Le domaine privé de la couronne jadis confondu avec le domaine public est transféré à la nation avec toutes les institutions culturelles et artistiques royales. Cet acte révolutionnaire est la fondation primitive de ce qui deviendra peu à peu au fil des ans, des régimes et des vicissitudes des temps, le ministère de la Culture définitivement constitué en 1959.
Q - La politique culturelle d'aujourd'hui reste-t-elle imprégnée des principes qui amenèrent celle qui initia la Révolution française ?
L'héritage d'une forte présence de l'Etat explique la voie culturelle française et le rôle décisif d'un ministère sans équivalent au monde. Certes, la tentation de la dérive autoritaire, de la confiscation de la culture au profit du pouvoir politique en place était inscrite dans ses origines, voyez l'histoire tumultueuse de la radiotélévision d'Etat. La politique culturelle décidée par le président François Mitterrand a été l'occasion de renouer avec les principes de 1789 et de rendre la culture au citoyen, voyez le succès de la fête de la musique et de celle du cinéma, de l'opération portes-ouvertes dans les monuments historiques, autant d'exemples parmi d'autres du retour à la tradition des grandes fêtes révolutionnaires. Voyez aussi la politique de mise à la disposition du public de grandes institutions de diffusion culturelle à Paris et en province, le musée du Louvre enfin intégralement consacré aux oeuvres, la bande dessinée triomphant à Angoulême, la photographie à Arles, jusqu'à la septième chaîne de télévision culturelle prochainement opérationnelle.
Q - Quelle signification culturelle revêt pour notre pays et pour l'étranger la célébration du bicentenaire ?
Je l'ai dit à propos des institutions culturelles, la Révolution, c'est une série d'actes fondateurs qui modèlent encore notre pays et bien d'autres deux cents ans plus tard.
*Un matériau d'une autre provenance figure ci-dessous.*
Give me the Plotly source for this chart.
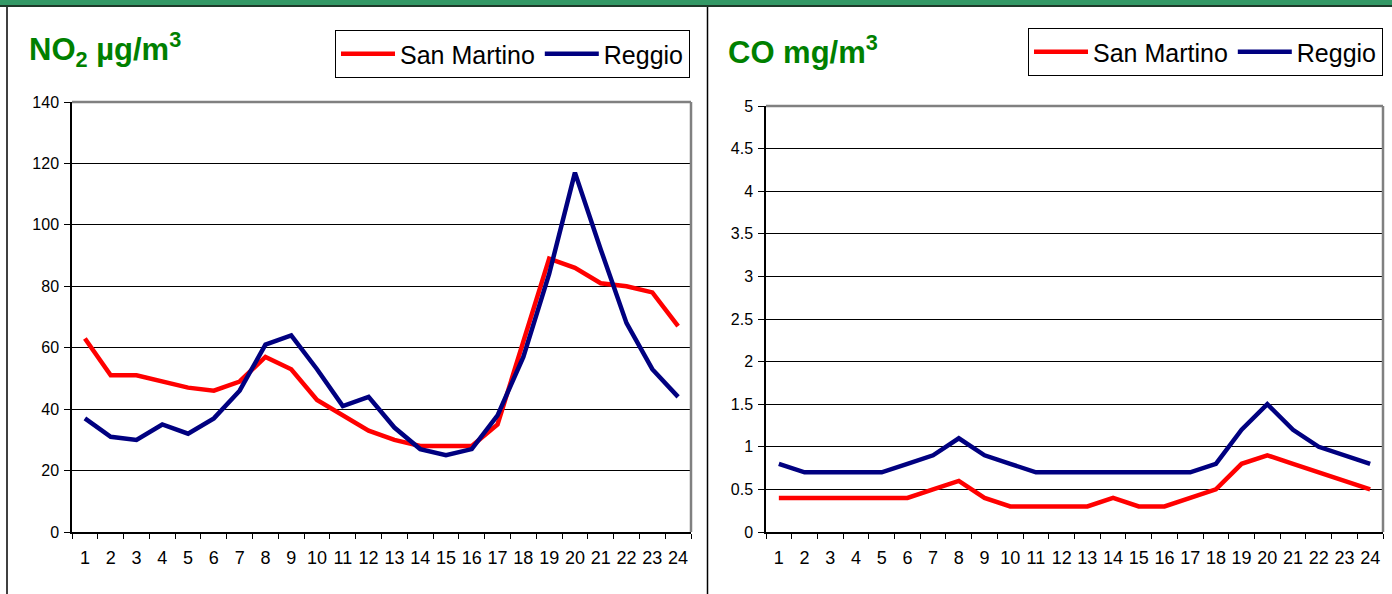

L'institutionnalisation de L'État de droit, la constitution écrite, les droits de l'homme, l'égalité devant la loi, devant l'impôt, dans l'accès aux fonctions publiques, autant de novations, autant de révolutions qui sont aujourd'hui la règle des Etats démocratiques, qui sont les mots d'ordre communs des soulèvements contre les dictatures.
Il fallait bien célébrer cela, confirmer le message que deux cents ans plus tard la France incarne toujours avec une trentaine de démocraties représentatives, encourager tous ceux qui de par le monde oeuvrent et luttent pour étendre les principales de 1789 là ou ils ne sont pas appliqués encore. Il fallait fonder à nouveau la France, capitale des droits de l'homme et de la liberté.
Q - Comment concevez-vous les rapports entre l'art et la politique ?
Le plus séparément qu'il est possible. Bien sûr, l'artiste a l'intuition des défauts de la société dans laquelle il vit, en ce sens l'art, toujours subversif, entretient avec la politique des rapports ambigus. Mais je ne crois pas à un art politique, et encore moins à un art officiel. Il y a des oeuvres politiques : les livres, les films ont beaucoup fait en faveur de l'abolition de la peine de mort en France ; mai 1968 ou le mouvement contre la guerre du Viêt-Nam ne peuvent pas être compris sans la musique de l'époque, les rassemblements de la jeunesse dans les grands concerts de rock.
Mais l'engagement des artistes est une démarche individuelle qui ne saurait être confondue avec un quelconque engagement de l'art.
Le rôle de l'Etat en cette matière est d'être modeste, proscrire la censure, encourager toutes les formes d'expression artistique et écouter les artistes qui ont souvent avant les autres l'intuition de grandes évolutions sociales.